Now for the second part of my modern mortification routine: weights. The lifting started off well. I carry my giant baby around everywhere, so it turned out my arms were in pretty good shape. After moving to my deltoids, however, I heard a sound. Was it a voice crying out in the desert? No. It was my shoulders screaming at me “What are you doing to us?” The poor things hadn’t had to do much for years and they were not at all happy having to participate in my newfangled ascetic notions.
The ab workout was even more painful. With so many pregnancies, my abs had a wider separation than when Moses had parted the Red Sea. I heard a weeping and thought it may have been the women Jesus met on the way to the cross. It wasn’t. It was me trying to squeeze out three more crunches.

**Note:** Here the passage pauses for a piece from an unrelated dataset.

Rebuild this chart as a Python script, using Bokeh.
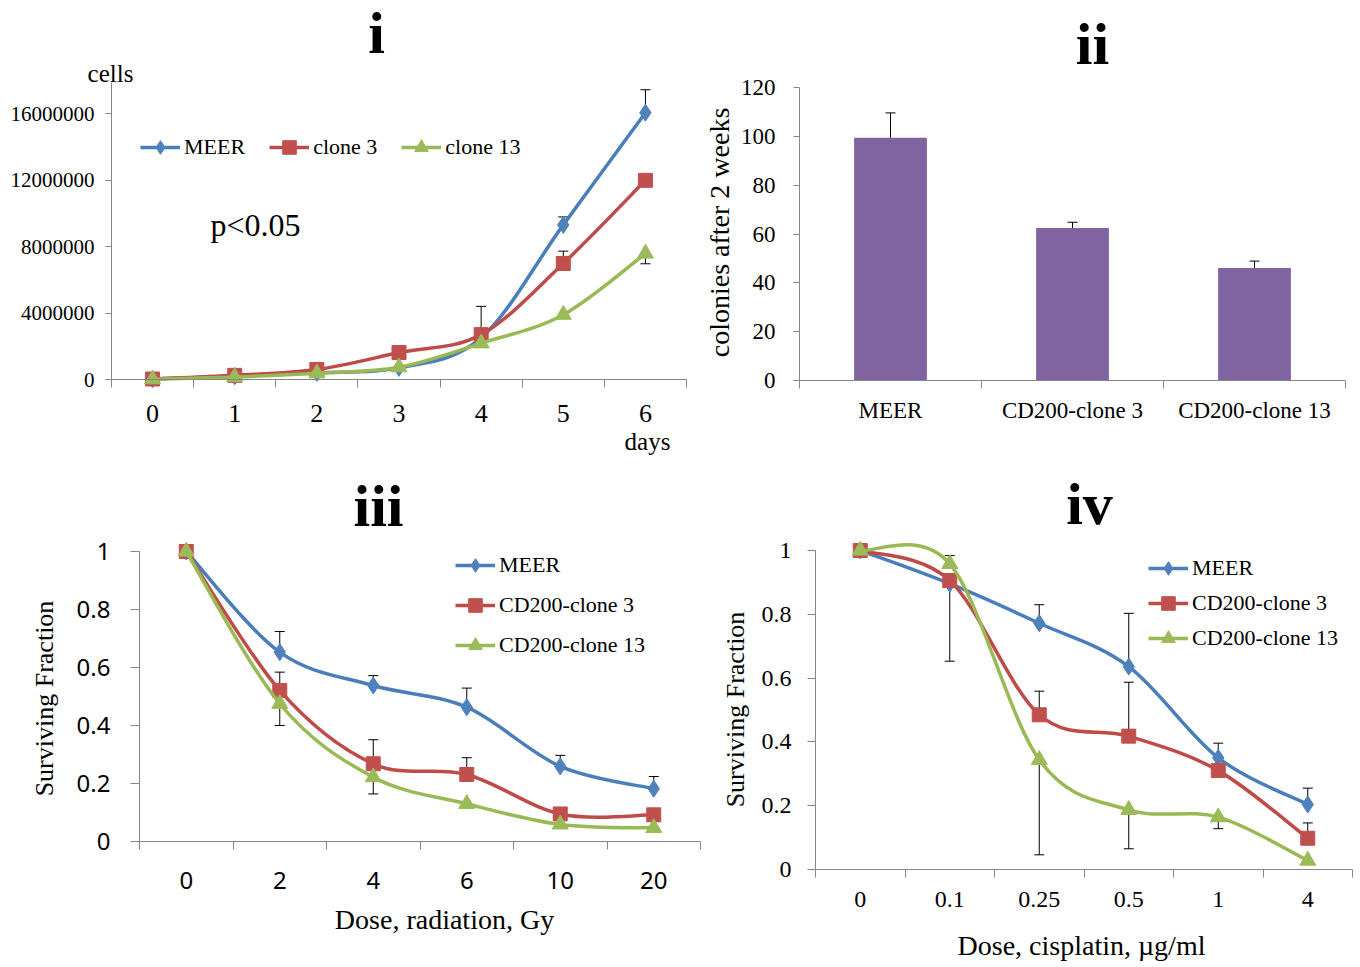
import numpy as np
from bokeh.plotting import figure
from bokeh.models import FixedTicker, Range1d, Label, Legend, LegendItem
from bokeh.layouts import column, row
from bokeh.embed import file_html
from bokeh.resources import INLINE

SERIF = "Liberation Serif"
SANS = "Noto Sans"
AXIS_GRAY = "#868686"

# ---------------- data ----------------
# panel i : growth curves
days = ["0", "1", "2", "3", "4", "5", "6"]
growth_meer = [30000, 200000, 400000, 700000, 2500000, 9300000, 16050000]
growth_clone3 = [30000, 250000, 600000, 1620000, 2700000, 6980000, 11980000]
growth_clone13 = [20000, 150000, 380000, 740000, 2180000, 3900000, 7580000]
growth_meer_err_up = [0, 0, 0, 0, 1900000, 480000, 1380000]
growth_clone3_err_up = [0, 0, 0, 0, 0, 740000, 0]
growth_clone13_err_down = [0, 0, 0, 0, 0, 0, 620000]
growth_yticks = [0, 4000000, 8000000, 12000000, 16000000]

# panel ii : colonies
colony_groups = ["MEER", "CD200-clone 3", "CD200-clone 13"]
colony_counts = [99.4, 62.5, 46.1]
colony_err = [10.2, 2.3, 2.8]
colony_yticks = [0, 20, 40, 60, 80, 100, 120]

# panel iii : radiation
rad_doses = ["0", "2", "4", "6", "10", "20"]
rad_meer = [1.0, 0.653, 0.538, 0.463, 0.259, 0.182]
rad_clone3 = [1.0, 0.521, 0.268, 0.231, 0.095, 0.092]
rad_clone13 = [1.0, 0.475, 0.222, 0.130, 0.059, 0.047]
rad_meer_err_up = [0, 0.071, 0.034, 0.066, 0.038, 0.042]
rad_clone3_err_up = [0, 0.063, 0.083, 0.058, 0.020, 0]
rad_clone13_err_down = [0, 0.075, 0.058, 0, 0, 0]
sf_yticks = [0, 0.2, 0.4, 0.6, 0.8, 1]

# panel iv : cisplatin
cis_doses = ["0", "0.1", "0.25", "0.5", "1", "4"]
cis_meer = [1.0, 0.896, 0.772, 0.636, 0.350, 0.204]
cis_clone3 = [1.0, 0.906, 0.485, 0.418, 0.310, 0.098]
cis_clone13 = [1.0, 0.958, 0.344, 0.187, 0.164, 0.028]
cis_meer_err_up = [0, 0, 0.058, 0.167, 0.046, 0.051]
cis_meer_err_down = [0, 0.243, 0, 0, 0, 0]
cis_clone3_err_up = [0, 0, 0.074, 0.169, 0, 0.048]
cis_clone13_err_up = [0, 0.026, 0, 0, 0, 0]
cis_clone13_err_down = [0, 0, 0.298, 0.122, 0.036, 0]

# ---------------- styles ----------------
STY = {
    "MEER": dict(line="#4A7EBB", fill="#4F81BD", marker="diamond", size=17),
    "c3": dict(line="#BE4B48", fill="#C0504D", marker="square", size=14),
    "c13": dict(line="#98B954", fill="#9BBB59", marker="triangle", size=16),
}
BAR_COLOR = "#8064A2"


def make_panel(W, H, ox, oy, axis_x, ux, axis_y, uy, ncat, ytop):
    """Frame fills the whole figure; axes sit at fixed data locations."""
    lx, ly = axis_x - ox, axis_y - oy
    xr = (-0.5 - lx / ux, -0.5 + (W - lx) / ux)
    yr = (-(H - ly) / uy, ly / uy)
    p = figure(width=W, height=H, title=None,
               x_range=Range1d(*xr), y_range=Range1d(*yr),
               output_backend="svg", toolbar_location=None, min_border=0,
               background_fill_color="white", border_fill_color="white",
               outline_line_color=None)
    p.xgrid.visible = False
    p.ygrid.visible = False
    p.xaxis.fixed_location = 0
    p.xaxis.bounds = (-0.5, ncat - 0.5)
    p.yaxis.fixed_location = -0.5
    p.yaxis.bounds = (0, ytop)

    def to_data(X, Y):
        return (-0.5 + (X - axis_x) / ux, (axis_y - Y) / uy)
    return p, to_data, (ox, oy)


def style_x(p, labels, font, size, standoff):
    n = len(labels)
    ax = p.xaxis[0]
    ax.ticker = FixedTicker(ticks=list(range(n)),
                            minor_ticks=[k - 0.5 for k in range(n + 1)])
    ax.major_label_overrides = {k: lab for k, lab in enumerate(labels)}
    ax.major_tick_in = 0
    ax.major_tick_out = 0
    ax.major_tick_line_color = None
    ax.minor_tick_in = 0
    ax.minor_tick_out = 8
    ax.minor_tick_line_color = AXIS_GRAY
    ax.axis_line_color = AXIS_GRAY
    ax.major_label_text_font = font
    ax.major_label_text_font_size = f"{size}px"
    ax.major_label_text_color = "black"
    ax.major_label_standoff = standoff


def style_y(p, ticks, font, size, standoff, tick_out):
    ax = p.yaxis[0]
    ax.ticker = FixedTicker(ticks=ticks, minor_ticks=[])
    ax.major_label_overrides = {t: (f"{t:g}" if t < 1000 else str(int(t))) for t in ticks}
    ax.major_tick_in = 0
    ax.major_tick_out = tick_out
    ax.major_tick_line_color = AXIS_GRAY
    ax.minor_tick_line_color = None
    ax.axis_line_color = AXIS_GRAY
    ax.major_label_text_font = font
    ax.major_label_text_font_size = f"{size}px"
    ax.major_label_text_color = "black"
    ax.major_label_standoff = standoff


def text(pan, X, Y, s, size, bold=False, angle=0.0):
    """(X, Y): page position of the text's middle."""
    p, to_data, _ = pan
    x, y = to_data(X, Y)
    p.add_layout(Label(x=x, y=y, text=s, text_font=SERIF,
                       text_font_size=f"{size}px",
                       text_font_style="bold" if bold else "normal",
                       text_align="center", text_baseline="middle",
                       angle=angle, text_color="black"))


def error_bars(p, ys, up=None, down=None):
    xs = list(range(len(ys)))
    for errs, sign in ((up, 1), (down, -1)):
        if errs is None:
            continue
        bx = [x for x, e in zip(xs, errs) if e > 0]
        by = [y for y, e in zip(ys, errs) if e > 0]
        be = [y + sign * e for y, e in zip(ys, errs) if e > 0]
        if not bx:
            continue
        p.segment(x0=bx, y0=by, x1=bx, y1=be, line_color="black", line_width=1)
        p.scatter(x=bx, y=be, marker="dash", size=10, line_color="black", line_width=1)


def series(p, ys, key):
    st = STY[key]
    xs = np.arange(len(ys), dtype=float)
    P = np.column_stack([xs, np.asarray(ys, dtype=float)])
    prev = np.vstack([P[:1], P[:-1]])
    nxt = np.vstack([P[1:], P[-1:]])
    tang = (nxt - prev) / 6.0
    c0 = P[:-1] + tang[:-1]
    c1 = P[1:] - tang[1:]
    p.bezier(x0=P[:-1, 0], y0=P[:-1, 1], x1=P[1:, 0], y1=P[1:, 1],
             cx0=c0[:, 0], cy0=c0[:, 1], cx1=c1[:, 0], cy1=c1[:, 1],
             line_color=st["line"], line_width=3.5, line_cap="round")
    # single-point line: draws nothing on the plot, gives the legend its line
    key_line = p.line(x=[xs[0]], y=[ys[0]], line_color=st["line"], line_width=3.5)
    sc = p.scatter(x=xs, y=ys, marker=st["marker"], size=st["size"],
                   fill_color=st["fill"], line_color=st["fill"])
    return [key_line, sc]


def legend(pan, items, X_left, Y_bottom, orientation, spacing, size=22):
    p, _, (ox, oy) = pan
    H = p.height
    lg = Legend(items=[LegendItem(label=l, renderers=r) for l, r in items],
                location=(X_left - ox, H - (Y_bottom - oy)), orientation=orientation,
                glyph_width=40, glyph_height=34, label_height=34,
                label_standoff=4, spacing=spacing, padding=0, margin=0,
                border_line_color=None, background_fill_alpha=0,
                label_text_font=SERIF, label_text_font_size=f"{size}px",
                label_text_color="black")
    p.add_layout(lg)


# ---------------- panel i ----------------
A = make_panel(688, 468, 0, 0, 111, 575 / 7, 379, 266 / 16e6, 7, 17.86e6)
p1 = A[0]
style_x(p1, days, SERIF, 26, 17)
style_y(p1, growth_yticks, SERIF, 21, 11, 6)
error_bars(p1, growth_meer, up=growth_meer_err_up)
error_bars(p1, growth_clone3, up=growth_clone3_err_up)
error_bars(p1, growth_clone13, down=growth_clone13_err_down)
r1 = series(p1, growth_meer, "MEER")
r2 = series(p1, growth_clone3, "c3")
r3 = series(p1, growth_clone13, "c13")
legend(A, [("MEER", r1), ("clone 3", r2), ("clone 13", r3)], 140, 164, "horizontal", 24)
text(A, 376, 32, "i", 60, bold=True)
text(A, 110, 73, "cells", 25)
text(A, 647, 441, "days", 25)
text(A, 255, 224, "p<0.05", 32)

# ---------------- panel ii ----------------
B = make_panel(672, 468, 688, 0, 799, 546 / 3, 380, 293 / 120, 3, 120)
p2 = B[0]
style_x(p2, colony_groups, SERIF, 23, 9)
style_y(p2, colony_yticks, SERIF, 23, 18, 6)
p2.vbar(x=list(range(len(colony_counts))), top=colony_counts, width=0.4,
        fill_color=BAR_COLOR, line_color=None)
error_bars(p2, colony_counts, up=colony_err)
text(B, 1092, 43, "ii", 60, bold=True)
text(B, 719, 232, "colonies after 2 weeks", 28, angle=np.pi / 2)

# ---------------- panel iii ----------------
C = make_panel(708, 497, 0, 468, 139, 561 / 6, 841, 290, 6, 1)
p3 = C[0]
style_x(p3, rad_doses, SANS, 24, 22)
style_y(p3, sf_yticks, SANS, 24, 20, 9)
error_bars(p3, rad_meer, up=rad_meer_err_up)
error_bars(p3, rad_clone3, up=rad_clone3_err_up)
error_bars(p3, rad_clone13, down=rad_clone13_err_down)
s1 = series(p3, rad_meer, "MEER")
s2 = series(p3, rad_clone3, "c3")
s3 = series(p3, rad_clone13, "c13")
legend(C, [("MEER", s1), ("CD200-clone 3", s2), ("CD200-clone 13", s3)], 455, 662, "vertical", 6)
text(C, 378, 505, "iii", 60, bold=True)
text(C, 44, 698, "Surviving Fraction", 26, angle=np.pi / 2)
text(C, 444, 919, "Dose, radiation, Gy", 28)

# ---------------- panel iv ----------------
D = make_panel(652, 497, 708, 468, 815, 537 / 6, 869, 319, 6, 1)
p4 = D[0]
style_x(p4, cis_doses, SERIF, 24, 14)
style_y(p4, sf_yticks, SERIF, 24, 16, 8)
error_bars(p4, cis_meer, up=cis_meer_err_up, down=cis_meer_err_down)
error_bars(p4, cis_clone3, up=cis_clone3_err_up)
error_bars(p4, cis_clone13, up=cis_clone13_err_up, down=cis_clone13_err_down)
t1 = series(p4, cis_meer, "MEER")
t2 = series(p4, cis_clone3, "c3")
t3 = series(p4, cis_clone13, "c13")
legend(D, [("MEER", t1), ("CD200-clone 3", t2), ("CD200-clone 13", t3)], 1148, 655, "vertical", 1)
text(D, 1089, 503, "iv", 60, bold=True)
text(D, 735, 709, "Surviving Fraction", 26, angle=np.pi / 2)
text(D, 1081, 945, "Dose, cisplatin, µg/ml", 28)

layout = column(row(p1, p2), row(p3, p4))
open("out.html", "w").write(file_html(layout, INLINE))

The dismount from that ab workout was such a humbling experience. Humiliating. It was a humiliating experience. I tried to sit up but my abdominal muscles were at total muscle failure. I reached for the bar in front of me to pull myself up, but it was inches from my grasp and try as I might, I couldn’t rock up to it. Even if I could have reached it, I’m pretty sure my shoulders had turned traitor after that workout I put them through and would have sabotaged any attempts to pull myself up. I laid on the bench for several minutes, pondering in my heart the pickle I’d gotten myself into.
“Please Jesus, help me to arise and walk,” I prayed.
Instead, he helped me to aroll awkwardly off the side of the bench and crawl.
This is too much, I told myself. Modern bodies weren’t meant for this kind of suffering. Otherwise, God wouldn’t have invented high fructose corn syrup, Segways or streaming on demand.
Then I realized that was devil talk.
“No it’s not,” the devil said.
“Yes it is,” I said. “Those are basically the same three things you tempted Jesus with in the desert.”
He thought it over.
“Darn it!” he said. “I’ve got to get some new material.”
He vanished in a puff of sulfur. He’d argue that smell didn’t come from him. He’d argue a smell like that could only come from the flesh. Especially if that flesh had been subjected to rigorous exercise and had eaten a bunch of broccoli the night before in an attempt to get healthy. But remember, he is the father of lies and his words can’t be trusted. So we’ll go with the sulfur story.
I found that there is a difference between offering up the daily mortifications that God sends me and the mortifications I do on my own. It did shock my spiritual system in that I recognized a spiritual maturation had occurred. Like when I’d realized I was no longer trying to be good out of fear of hell but because I’d grown rather fond of God and didn’t want to disappoint him. The same occurred down there in Gold’s Catacombs. Generally, my daily suffering was going to happen to me anyway whether I chose for it to happen or not and therefore I might as well offer it up. It was nice to offer up something that I came up with on my own. In the same vein as a child doing all of her assigned household chores but because that child really loves her daddy, she organizes his sock drawer in addition to her regular duties. It doesn’t really move the needle a whole lot in the big scheme of the house being cleaned, but the father appreciates the love behind his little child’s effort.
I also found I was in worse shape than I thought and that it was going to take a lot longer than three days to get the ole temple rebuilt. All the better for my ascetic aspirations.
Of course, I should probably get my husband down there. His temple could probably use a little remodeling too.